In Greene’s novella, she listens to him, leaving the door open. Reed and David Selnick, who had provided Cotton and Welles, refused the happy ending as artificial, and by heavens they were right, as Greene later acknowledged, whole-heartedly.

Thus The Third Man. I haven’t mentioned the photography, its use of angles, its contrast between light and deep shadow that makes every image a patchwork, so much hidden, so much exposed. For years, his aficionados have claimed that Welles undertook large parts of the direction, encouraged by hints from Welles that he later, properly, dispelled, but it’s true that the film could not exist as it does without Citizen Kane and its look.

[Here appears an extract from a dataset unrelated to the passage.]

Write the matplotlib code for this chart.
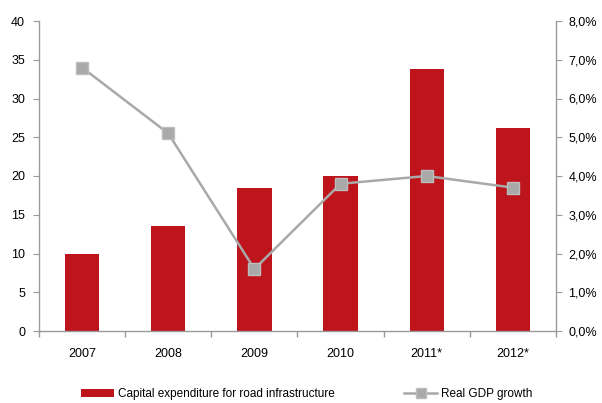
import matplotlib
matplotlib.use("Agg")
import matplotlib.pyplot as plt
from matplotlib.ticker import FuncFormatter, MultipleLocator
from matplotlib.lines import Line2D
from matplotlib.patches import Patch

years = ["2007", "2008", "2009", "2010", "2011*", "2012*"]
capex = [10.0, 13.5, 18.5, 20.0, 33.8, 26.2]
gdp_growth = [6.8, 5.1, 1.6, 3.8, 4.0, 3.7]

plt.rcParams['font.family'] = ['Liberation Sans', 'DejaVu Sans']

RED = "#be141c"
GREY = "#a9a9a9"
AXIS = "#9a9a9a"

fig = plt.figure(figsize=(6.02, 4.03), dpi=100)
ax = fig.add_axes([39/602, 72/403, 517/602, 310/403])
ax2 = ax.twinx()

x = list(range(len(years)))
ax.bar(x, capex, width=0.40, color=RED, zorder=2)
ax2.plot(x, gdp_growth, color=GREY, lw=1.8, marker="s", ms=8.5,
         markerfacecolor=GREY, markeredgecolor="#bdbdbd", zorder=3)

ax.set_xlim(-0.5, len(years) - 0.5)
ax.set_ylim(0, 40)
ax.yaxis.set_major_locator(MultipleLocator(5))
ax2.set_ylim(0, 8)
ax2.yaxis.set_major_locator(MultipleLocator(1))
ax2.yaxis.set_major_formatter(FuncFormatter(lambda v, p: f"{v:.1f}%".replace(".", ",")))

ax.set_xticks(x)
ax.set_xticklabels(years)
ax.set_xticks([i + 0.5 for i in range(-1, len(years))], minor=True)
ax.tick_params(axis="x", which="major", length=0, pad=12, labelsize=9)
ax.tick_params(axis="x", which="minor", length=4, color=AXIS, width=1)
ax.tick_params(axis="y", length=4, color=AXIS, labelsize=9, pad=6)
ax2.tick_params(axis="y", length=4, color=AXIS, labelsize=9, pad=5)

for a in (ax, ax2):
    a.spines["top"].set_visible(False)
    for s in ("left", "right", "bottom"):
        a.spines[s].set_color(AXIS)
        a.spines[s].set_linewidth(1)
ax2.spines["left"].set_visible(False)
ax2.spines["bottom"].set_visible(False)
ax.spines["right"].set_visible(False)

handles = [Patch(facecolor=RED, edgecolor="none"),
           Line2D([0], [0], color=GREY, lw=1.8, marker="s", ms=7,
                  markerfacecolor=GREY, markeredgecolor="#bdbdbd")]
labels = ["Capital expenditure for road infrastructure", "Real GDP growth"]
fig.legend(handles, labels, loc="center", bbox_to_anchor=(306.5/602, 9/403),
           ncol=2, frameon=False, fontsize=8.5, handlelength=2.8,
           handleheight=0.75, columnspacing=5.9, handletextpad=0.3)

fig.savefig("out.png", dpi=100)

And there is the famous soundtrack, composed and played by one man and one instrument, the hitherto unknown Anton Karas, discovered by Reed playing in a Viennese Heuriger, or wine-bar, and catapulted to a world-wide fame he never wanted or enjoyed. Karas’s soundtrack is the indelible sound of Vienna, and his ‘Harry Lime Theme’ an astonishing world-wide best seller.

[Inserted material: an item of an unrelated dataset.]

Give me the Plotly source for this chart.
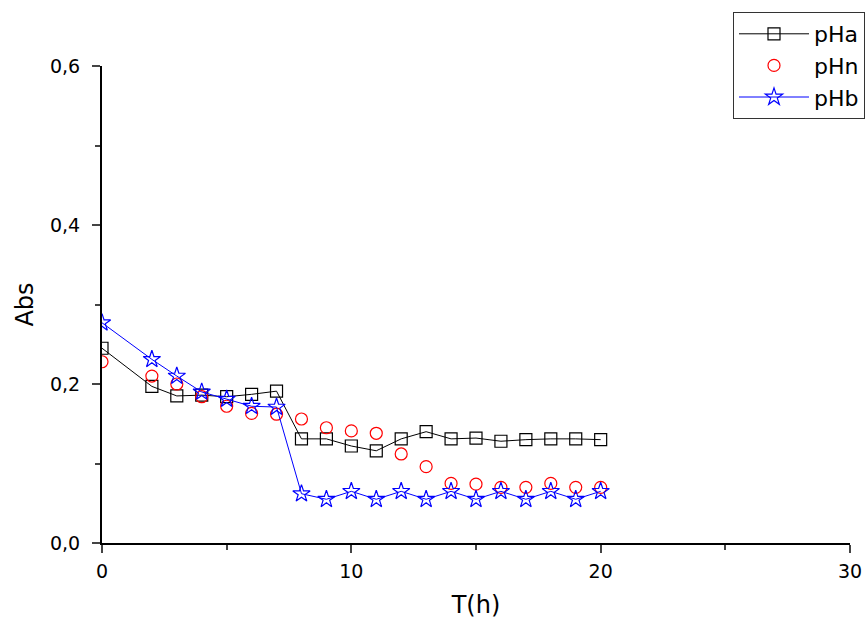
import plotly.graph_objects as go

# Time points (h) and absorbance for each pH condition
t = [0, 2, 3, 4, 5, 6, 7, 8, 9, 10, 11, 12, 13, 14, 15, 16, 17, 18, 19, 20]
pHa = [0.245, 0.197, 0.185, 0.186, 0.184, 0.187, 0.191, 0.131, 0.131, 0.122, 0.116,
       0.131, 0.140, 0.131, 0.132, 0.128, 0.130, 0.131, 0.131, 0.130]
pHn = [0.228, 0.210, 0.200, 0.184, 0.172, 0.163, 0.162, 0.156, 0.145, 0.141, 0.138,
       0.112, 0.096, 0.075, 0.074, 0.070, 0.070, 0.075, 0.070, 0.070]
pHb = [0.277, 0.231, 0.210, 0.190, 0.181, 0.172, 0.171, 0.062, 0.055, 0.065, 0.055,
       0.065, 0.055, 0.065, 0.055, 0.065, 0.055, 0.065, 0.055, 0.065]

x_ticks = [0, 10, 20, 30]
y_ticks = [0.0, 0.2, 0.4, 0.6]

FONT = "DejaVu Sans, Verdana, sans-serif"

fig = go.Figure()
fig.add_trace(go.Scatter(
    x=t, y=pHa, name="pHa", mode="lines+markers",
    line=dict(color="black", width=1),
    marker=dict(symbol="square-open", size=12, color="black", line=dict(width=1.2)),
))
fig.add_trace(go.Scatter(
    x=t, y=pHn, name="pHn", mode="markers",
    marker=dict(symbol="circle-open", size=12, color="red", line=dict(width=1.2)),
))
fig.add_trace(go.Scatter(
    x=t, y=pHb, name="pHb", mode="lines+markers",
    line=dict(color="blue", width=1),
    marker=dict(symbol="star-open", size=13, color="blue", line=dict(width=1.2)),
))

fig.update_layout(
    width=867, height=619,
    margin=dict(l=102, r=17, t=66, b=76, autoexpand=False),
    paper_bgcolor="white", plot_bgcolor="white",
    separators=",.",
    font=dict(family=FONT, color="black"),
    showlegend=True,
    legend=dict(
        xref="container", yref="container",
        x=865 / 867, y=1 - 12 / 619, xanchor="right", yanchor="top",
        bordercolor="#333333", borderwidth=1, bgcolor="white",
        font=dict(size=22, family=FONT),
        tracegroupgap=0, itemwidth=70,
    ),
    xaxis=dict(
        range=[0, 30], tickvals=x_ticks, ticks="outside", ticklen=8, tickwidth=2,
        showline=True, linecolor="black", linewidth=2, showgrid=False, zeroline=False,
        tickfont=dict(size=19), tickformat="d", ticklabelstandoff=2,
        minor=dict(ticks="outside", ticklen=5, tickwidth=2, dtick=5, tick0=0, showgrid=False),
        title=dict(text="T(h)", font=dict(size=24), standoff=22),
    ),
    yaxis=dict(
        range=[0, 0.6], tickvals=y_ticks, ticks="outside", ticklen=8, tickwidth=2,
        showline=True, linecolor="black", linewidth=2, showgrid=False, zeroline=False,
        tickfont=dict(size=19), tickformat=".1f", ticklabelstandoff=8,
        minor=dict(ticks="outside", ticklen=5, tickwidth=2, dtick=0.1, tick0=0, showgrid=False),
        title=dict(text="Abs", font=dict(size=24), standoff=10),
    ),
)

fig.write_html("out.html")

A brilliant film deserving of all its reputation, a seemingly conventional murder mystery turned on its head and exploded, a story about the conflict between love, loyalty and duty to things bigger than yourself, a portrait of a time and place that we respond to with a misdirected romanticism of our own, even as, on the surface, we hope it will never come again, though a part of us wants to walk those streets and cast our own shadows, greater than ourselves, without dying for it in a sewer, whose smell is sweeter than our own crimes.